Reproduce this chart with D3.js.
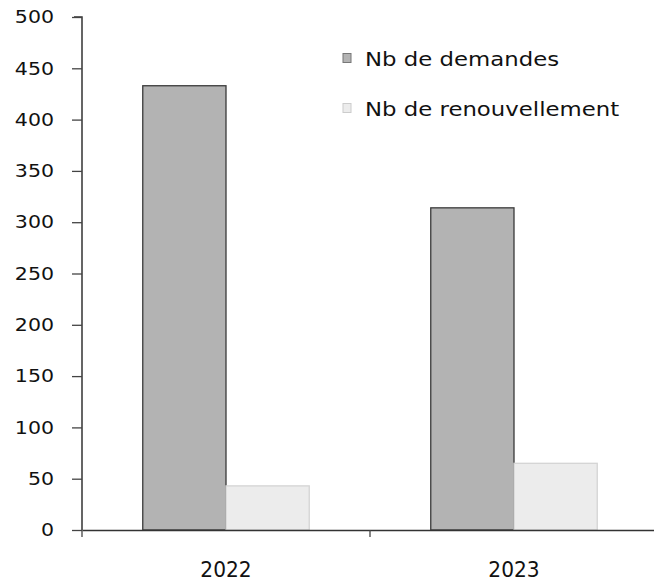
<!DOCTYPE html>
<html><head><meta charset="utf-8">
<script src="https://cdn.jsdelivr.net/npm/d3@7"></script>
<style>body{margin:0;background:#fff}svg{display:block}text{font-family:"DejaVu Sans",Verdana,sans-serif;fill:#111}</style>
</head><body><svg id="c" width="654" height="584"></svg>
<script>
const years = ["2022", "2023"];
const seriesNames = ["Nb de demandes", "Nb de renouvellement"];
const demandes = [433, 314];
const renouvellement = [43, 65];
const yTicks = [0, 50, 100, 150, 200, 250, 300, 350, 400, 450, 500];

const svg = d3.select("#c");
const x0 = 82, y0 = 530, yTop = 17;
const x = d3.scaleBand().domain(years).range([x0, x0 + 576]).paddingInner(0).paddingOuter(0);
const xs = d3.scaleBand().domain(seriesNames).range([0, x.bandwidth()]).paddingInner(0).paddingOuter(0.73);
const y = d3.scaleLinear().domain([0, 500]).range([y0, yTop]);
const fills = ["#b3b3b3", "#ececec"];
const strokes = ["#3a3a3a", "#d4d4d4"];

function stretch(sel, k) {
  sel.each(function() {
    const w = this.getComputedTextLength();
    d3.select(this).attr("textLength", w * k).attr("lengthAdjust", "spacingAndGlyphs");
  });
}

const data = years.map((yr, i) => ({yr, vals: [demandes[i], renouvellement[i]]}));
const g = svg.selectAll("g.grp").data(data).join("g").attr("transform", d => `translate(${x(d.yr)},0)`);
g.selectAll("rect").data(d => d.vals.map((v, k) => ({v, k})))
  .join("rect")
  .attr("x", d => xs(seriesNames[d.k]))
  .attr("width", xs.bandwidth())
  .attr("y", d => y(d.v))
  .attr("height", d => y0 - y(d.v))
  .attr("fill", d => fills[d.k])
  .attr("stroke", d => strokes[d.k])
  .attr("stroke-width", 1.3);

// y axis
const ya = svg.append("g").attr("transform", `translate(${x0},0)`)
  .call(d3.axisLeft(y).tickValues(yTicks).tickSize(10).tickPadding(18));
ya.select(".domain").attr("stroke", "#333").attr("stroke-width", 1.5).attr("d", `M-8,${yTop}H0V${y0}`);
ya.selectAll(".tick line").attr("stroke", "#444").attr("stroke-width", 1.3);
ya.selectAll(".tick text").attr("font-size", 18).attr("fill", "#111");
stretch(ya.selectAll(".tick text"), 1.14);

// x axis
const xa = svg.append("g").attr("transform", `translate(0,${y0})`)
  .call(d3.axisBottom(x).tickSize(0).tickPadding(32));
xa.select(".domain").attr("stroke", "#333").attr("stroke-width", 1.5);
xa.selectAll(".tick text").attr("font-size", 21).attr("fill", "#111");
stretch(xa.selectAll(".tick text"), 0.96);
// category separators
[x0, x0 + x.bandwidth()].forEach(px => {
  svg.append("line").attr("x1", px).attr("x2", px).attr("y1", y0).attr("y2", y0 + 7).attr("stroke", "#444").attr("stroke-width", 1.3);
});

// legend
const leg = svg.append("g");
seriesNames.forEach((n, i) => {
  const ly = 58 + i * 50;
  leg.append("rect").attr("x", 343).attr("y", ly - 4.5).attr("width", 8).attr("height", 9)
    .attr("fill", fills[i]).attr("stroke", i === 0 ? "#777" : "#ccc");
  const t = leg.append("text").attr("x", 365).attr("y", ly + 8).attr("font-size", 19).text(n);
  stretch(t, 1.2);
});
</script></body></html>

Goal: Quote the full listing above word for word; exclude every picture from the copy.

Complete output:
Reproduce this chart with D3.js.
<!DOCTYPE html>
<html><head><meta charset="utf-8">
<script src="https://cdn.jsdelivr.net/npm/d3@7"></script>
<style>body{margin:0;background:#fff}svg{display:block}text{font-family:"DejaVu Sans",Verdana,sans-serif;fill:#111}</style>
</head><body><svg id="c" width="654" height="584"></svg>
<script>
const years = ["2022", "2023"];
const seriesNames = ["Nb de demandes", "Nb de renouvellement"];
const demandes = [433, 314];
const renouvellement = [43, 65];
const yTicks = [0, 50, 100, 150, 200, 250, 300, 350, 400, 450, 500];

const svg = d3.select("#c");
const x0 = 82, y0 = 530, yTop = 17;
const x = d3.scaleBand().domain(years).range([x0, x0 + 576]).paddingInner(0).paddingOuter(0);
const xs = d3.scaleBand().domain(seriesNames).range([0, x.bandwidth()]).paddingInner(0).paddingOuter(0.73);
const y = d3.scaleLinear().domain([0, 500]).range([y0, yTop]);
const fills = ["#b3b3b3", "#ececec"];
const strokes = ["#3a3a3a", "#d4d4d4"];

function stretch(sel, k) {
  sel.each(function() {
    const w = this.getComputedTextLength();
    d3.select(this).attr("textLength", w * k).attr("lengthAdjust", "spacingAndGlyphs");
  });
}

const data = years.map((yr, i) => ({yr, vals: [demandes[i], renouvellement[i]]}));
const g = svg.selectAll("g.grp").data(data).join("g").attr("transform", d => `translate(${x(d.yr)},0)`);
g.selectAll("rect").data(d => d.vals.map((v, k) => ({v, k})))
  .join("rect")
  .attr("x", d => xs(seriesNames[d.k]))
  .attr("width", xs.bandwidth())
  .attr("y", d => y(d.v))
  .attr("height", d => y0 - y(d.v))
  .attr("fill", d => fills[d.k])
  .attr("stroke", d => strokes[d.k])
  .attr("stroke-width", 1.3);

// y axis
const ya = svg.append("g").attr("transform", `translate(${x0},0)`)
  .call(d3.axisLeft(y).tickValues(yTicks).tickSize(10).tickPadding(18));
ya.select(".domain").attr("stroke", "#333").attr("stroke-width", 1.5).attr("d", `M-8,${yTop}H0V${y0}`);
ya.selectAll(".tick line").attr("stroke", "#444").attr("stroke-width", 1.3);
ya.selectAll(".tick text").attr("font-size", 18).attr("fill", "#111");
stretch(ya.selectAll(".tick text"), 1.14);

// x axis
const xa = svg.append("g").attr("transform", `translate(0,${y0})`)
  .call(d3.axisBottom(x).tickSize(0).tickPadding(32));
xa.select(".domain").attr("stroke", "#333").attr("stroke-width", 1.5);
xa.selectAll(".tick text").attr("font-size", 21).attr("fill", "#111");
stretch(xa.selectAll(".tick text"), 0.96);
// category separators
[x0, x0 + x.bandwidth()].forEach(px => {
  svg.append("line").attr("x1", px).attr("x2", px).attr("y1", y0).attr("y2", y0 + 7).attr("stroke", "#444").attr("stroke-width", 1.3);
});

// legend
const leg = svg.append("g");
seriesNames.forEach((n, i) => {
  const ly = 58 + i * 50;
  leg.append("rect").attr("x", 343).attr("y", ly - 4.5).attr("width", 8).attr("height", 9)
    .attr("fill", fills[i]).attr("stroke", i === 0 ? "#777" : "#ccc");
  const t = leg.append("text").attr("x", 365).attr("y", ly + 8).attr("font-size", 19).text(n);
  stretch(t, 1.2);
});
</script></body></html>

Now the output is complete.